[YOUR OBJECTIVE] Skip all pictures, then print the remaining material exactly.

■ ■ ■ ■ ■ ■ ■

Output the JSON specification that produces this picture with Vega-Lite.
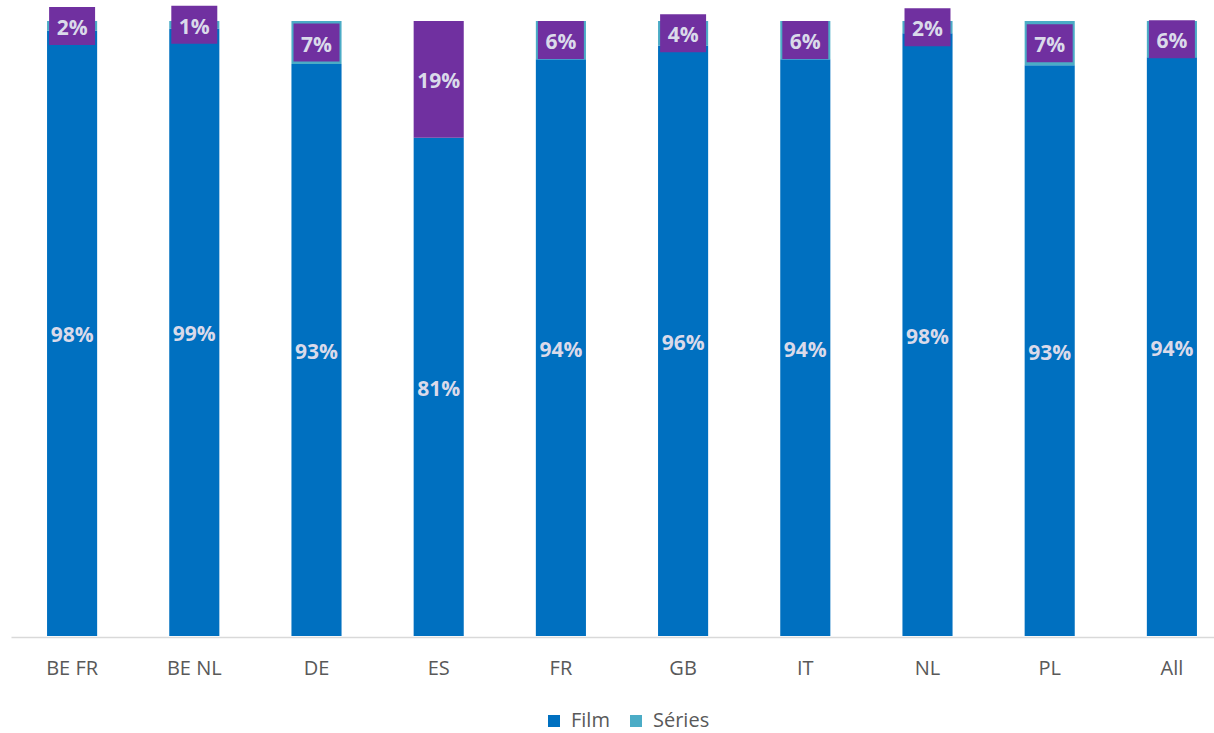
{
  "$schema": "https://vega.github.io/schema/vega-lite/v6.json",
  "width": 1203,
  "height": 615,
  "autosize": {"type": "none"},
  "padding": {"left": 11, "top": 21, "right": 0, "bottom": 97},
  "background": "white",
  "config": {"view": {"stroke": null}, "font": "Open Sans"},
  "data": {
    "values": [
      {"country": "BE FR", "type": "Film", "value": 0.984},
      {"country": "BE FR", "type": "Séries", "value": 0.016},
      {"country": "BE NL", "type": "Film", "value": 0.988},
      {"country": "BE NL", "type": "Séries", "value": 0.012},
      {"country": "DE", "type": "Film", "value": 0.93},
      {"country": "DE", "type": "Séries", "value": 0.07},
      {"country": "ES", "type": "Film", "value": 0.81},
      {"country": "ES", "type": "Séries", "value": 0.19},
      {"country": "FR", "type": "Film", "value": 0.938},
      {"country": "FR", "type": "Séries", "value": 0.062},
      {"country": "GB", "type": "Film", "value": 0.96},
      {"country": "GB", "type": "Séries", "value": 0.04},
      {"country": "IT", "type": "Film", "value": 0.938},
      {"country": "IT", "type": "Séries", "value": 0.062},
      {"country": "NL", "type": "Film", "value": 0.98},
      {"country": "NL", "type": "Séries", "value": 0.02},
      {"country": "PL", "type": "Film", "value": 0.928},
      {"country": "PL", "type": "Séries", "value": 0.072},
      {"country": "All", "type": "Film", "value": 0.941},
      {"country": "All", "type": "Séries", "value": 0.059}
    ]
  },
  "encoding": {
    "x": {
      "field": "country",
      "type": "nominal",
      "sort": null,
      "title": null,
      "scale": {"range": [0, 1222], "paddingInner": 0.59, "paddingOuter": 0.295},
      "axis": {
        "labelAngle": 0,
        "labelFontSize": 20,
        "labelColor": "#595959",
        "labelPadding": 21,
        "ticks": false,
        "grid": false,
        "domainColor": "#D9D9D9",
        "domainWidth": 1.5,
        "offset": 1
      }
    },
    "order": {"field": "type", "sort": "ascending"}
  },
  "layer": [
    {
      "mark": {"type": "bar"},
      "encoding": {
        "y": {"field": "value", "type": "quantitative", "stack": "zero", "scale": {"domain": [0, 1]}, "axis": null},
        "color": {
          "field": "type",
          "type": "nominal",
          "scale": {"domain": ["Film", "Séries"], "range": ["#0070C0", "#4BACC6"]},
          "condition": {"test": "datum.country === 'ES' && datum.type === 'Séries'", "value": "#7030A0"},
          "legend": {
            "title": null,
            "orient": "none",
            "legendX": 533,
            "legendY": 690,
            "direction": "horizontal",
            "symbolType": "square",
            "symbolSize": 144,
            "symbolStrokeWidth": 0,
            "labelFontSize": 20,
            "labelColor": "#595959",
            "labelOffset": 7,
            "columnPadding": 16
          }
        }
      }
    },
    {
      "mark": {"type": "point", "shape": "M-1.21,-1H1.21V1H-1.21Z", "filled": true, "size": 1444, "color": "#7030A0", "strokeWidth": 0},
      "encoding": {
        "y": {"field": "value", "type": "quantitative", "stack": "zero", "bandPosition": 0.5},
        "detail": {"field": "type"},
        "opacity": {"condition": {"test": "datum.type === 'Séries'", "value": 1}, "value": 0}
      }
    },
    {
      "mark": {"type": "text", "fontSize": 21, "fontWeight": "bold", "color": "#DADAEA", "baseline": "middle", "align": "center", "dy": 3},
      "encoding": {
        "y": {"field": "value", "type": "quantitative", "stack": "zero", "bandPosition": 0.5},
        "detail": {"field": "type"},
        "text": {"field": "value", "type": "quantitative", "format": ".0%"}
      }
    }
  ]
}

■ ■ ■ ■ ■ ■ ■

[RESULT OF THE TASK]
Output the JSON specification that produces this picture with Vega-Lite.
{
  "$schema": "https://vega.github.io/schema/vega-lite/v6.json",
  "width": 1203,
  "height": 615,
  "autosize": {"type": "none"},
  "padding": {"left": 11, "top": 21, "right": 0, "bottom": 97},
  "background": "white",
  "config": {"view": {"stroke": null}, "font": "Open Sans"},
  "data": {
    "values": [
      {"country": "BE FR", "type": "Film", "value": 0.984},
      {"country": "BE FR", "type": "Séries", "value": 0.016},
      {"country": "BE NL", "type": "Film", "value": 0.988},
      {"country": "BE NL", "type": "Séries", "value": 0.012},
      {"country": "DE", "type": "Film", "value": 0.93},
      {"country": "DE", "type": "Séries", "value": 0.07},
      {"country": "ES", "type": "Film", "value": 0.81},
      {"country": "ES", "type": "Séries", "value": 0.19},
      {"country": "FR", "type": "Film", "value": 0.938},
      {"country": "FR", "type": "Séries", "value": 0.062},
      {"country": "GB", "type": "Film", "value": 0.96},
      {"country": "GB", "type": "Séries", "value": 0.04},
      {"country": "IT", "type": "Film", "value": 0.938},
      {"country": "IT", "type": "Séries", "value": 0.062},
      {"country": "NL", "type": "Film", "value": 0.98},
      {"country": "NL", "type": "Séries", "value": 0.02},
      {"country": "PL", "type": "Film", "value": 0.928},
      {"country": "PL", "type": "Séries", "value": 0.072},
      {"country": "All", "type": "Film", "value": 0.941},
      {"country": "All", "type": "Séries", "value": 0.059}
    ]
  },
  "encoding": {
    "x": {
      "field": "country",
      "type": "nominal",
      "sort": null,
      "title": null,
      "scale": {"range": [0, 1222], "paddingInner": 0.59, "paddingOuter": 0.295},
      "axis": {
        "labelAngle": 0,
        "labelFontSize": 20,
        "labelColor": "#595959",
        "labelPadding": 21,
        "ticks": false,
        "grid": false,
        "domainColor": "#D9D9D9",
        "domainWidth": 1.5,
        "offset": 1
      }
    },
    "order": {"field": "type", "sort": "ascending"}
  },
  "layer": [
    {
      "mark": {"type": "bar"},
      "encoding": {
        "y": {"field": "value", "type": "quantitative", "stack": "zero", "scale": {"domain": [0, 1]}, "axis": null},
        "color": {
          "field": "type",
          "type": "nominal",
          "scale": {"domain": ["Film", "Séries"], "range": ["#0070C0", "#4BACC6"]},
          "condition": {"test": "datum.country === 'ES' && datum.type === 'Séries'", "value": "#7030A0"},
          "legend": {
            "title": null,
            "orient": "none",
            "legendX": 533,
            "legendY": 690,
            "direction": "horizontal",
            "symbolType": "square",
            "symbolSize": 144,
            "symbolStrokeWidth": 0,
            "labelFontSize": 20,
            "labelColor": "#595959",
            "labelOffset": 7,
            "columnPadding": 16
          }
        }
      }
    },
    {
      "mark": {"type": "point", "shape": "M-1.21,-1H1.21V1H-1.21Z", "filled": true, "size": 1444, "color": "#7030A0", "strokeWidth": 0},
      "encoding": {
        "y": {"field": "value", "type": "quantitative", "stack": "zero", "bandPosition": 0.5},
        "detail": {"field": "type"},
        "opacity": {"condition": {"test": "datum.type === 'Séries'", "value": 1}, "value": 0}
      }
    },
    {
      "mark": {"type": "text", "fontSize": 21, "fontWeight": "bold", "color": "#DADAEA", "baseline": "middle", "align": "center", "dy": 3},
      "encoding": {
        "y": {"field": "value", "type": "quantitative", "stack": "zero", "bandPosition": 0.5},
        "detail": {"field": "type"},
        "text": {"field": "value", "type": "quantitative", "format": ".0%"}
      }
    }
  ]
}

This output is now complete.